After years as a busy character actor on stage, screen and television – he appeared in Nigel Kneale’s seminal TV play ‘The Year of the Sex Olympics’ in 1968 and in Stanley Kubrick’s ‘2001: A Space Odyssey’ the same year – Leonard Rossiter had finally become a household name in 1974 playing seedy landlord Rigsby in Yorkshire Television’s sitcom ‘Rising Damp’, but it was as Reggie Perrin that Rossiter gave perhaps his greatest performance, brilliantly portraying the meltdown of a man whose suppressed spirit was boxed-in by the comfy circumstances that had enslaved him since completing his National Service. A sitcom whose lead character regarded his enclosed world as one populated by pompous idiots and clueless crawlers as deluded and deceived by the system he had been deluded and deceived by wasn’t necessarily one that guaranteed success, yet it struck a chord with viewers and eventually spanned three series.

‘The Fall and Rise of Reginald Perrin’ was crammed with the kind of catchphrases that had become the hallmark of the renowned Perry & Croft sitcoms – ‘Great’, ‘Super’, ‘I didn’t get where I am today…’, ‘Bit of a cock-up on the catering front’, ‘I don’t like people; I’m not a people person’ – yet that too was part of its clever ruse to mask the message in accessible insignias. In an ongoing narrative unique to 70s sitcoms, we witness Reggie’s slow descent into madness, which climaxes with him ‘doing a Stonehouse’ and faking his suicide before re-emerging into the life he left behind disguised in a curly wig and facial hair, posing as an old friend of Reggie. After being offered a job at his old employers he comes clean and returns as Reggie, though the same problems resurface and his response to being sacked by Sunshine Desserts sees him start his own business.
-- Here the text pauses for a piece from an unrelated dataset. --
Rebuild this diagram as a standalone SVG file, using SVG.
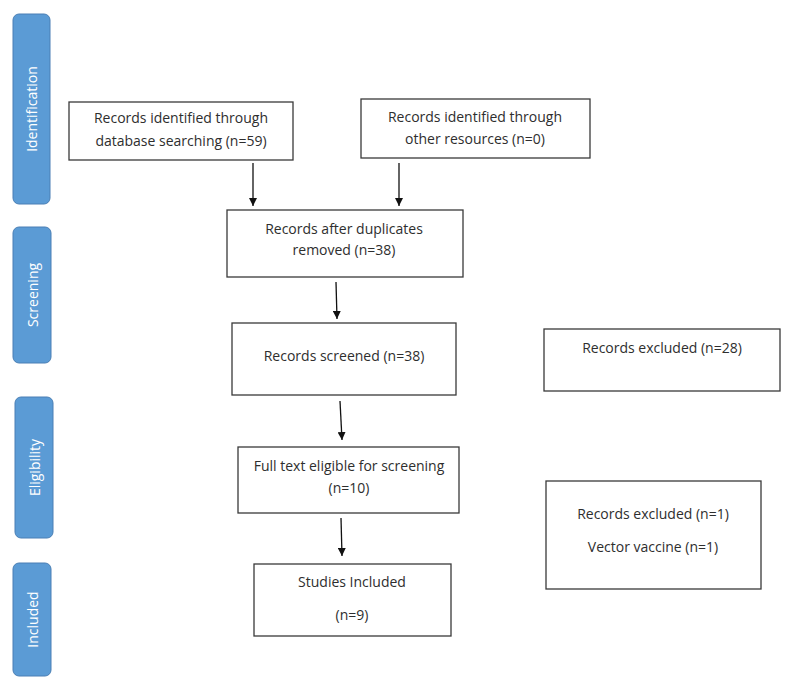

A shrewd comment on consumerist gullibility, Reggie’s chain of ‘Grot’ shops – selling items that are of no use whatsoever, such as square hoops, square footballs, tennis racquets with no strings, eggcups too large to hold eggs, tins of melted snow, and his son-in-law Tom’s ghastly homemade wine – results in Reggie ascending to the status of a millionaire entrepreneur and enjoying the table-turning coup of employing his former boss, CJ; however, even this doesn’t give him the contentment he craves anymore than his old life did and he walks away from that as well. Reggie Perrin is a businessman allergic to business.

Watching ‘The Fall and Rise of Reginald Perrin’ exactly forty years on, there’s no denying it exudes the same nostalgic period charm as other shows of its era, yet the underlying rage and determination of its hero to break free of a life cycle he had been led to believe would provide all the answers remains a relevant topic; Reggie’s own life cycle may today be one that belongs in another age altogether, but there are just as many (if not more) careering towards fifty in the twenty-first century who undergo the life-changing realisation that there’s more to living than making a living. And we all, in our own differing ways, have a little bit of Reggie in us.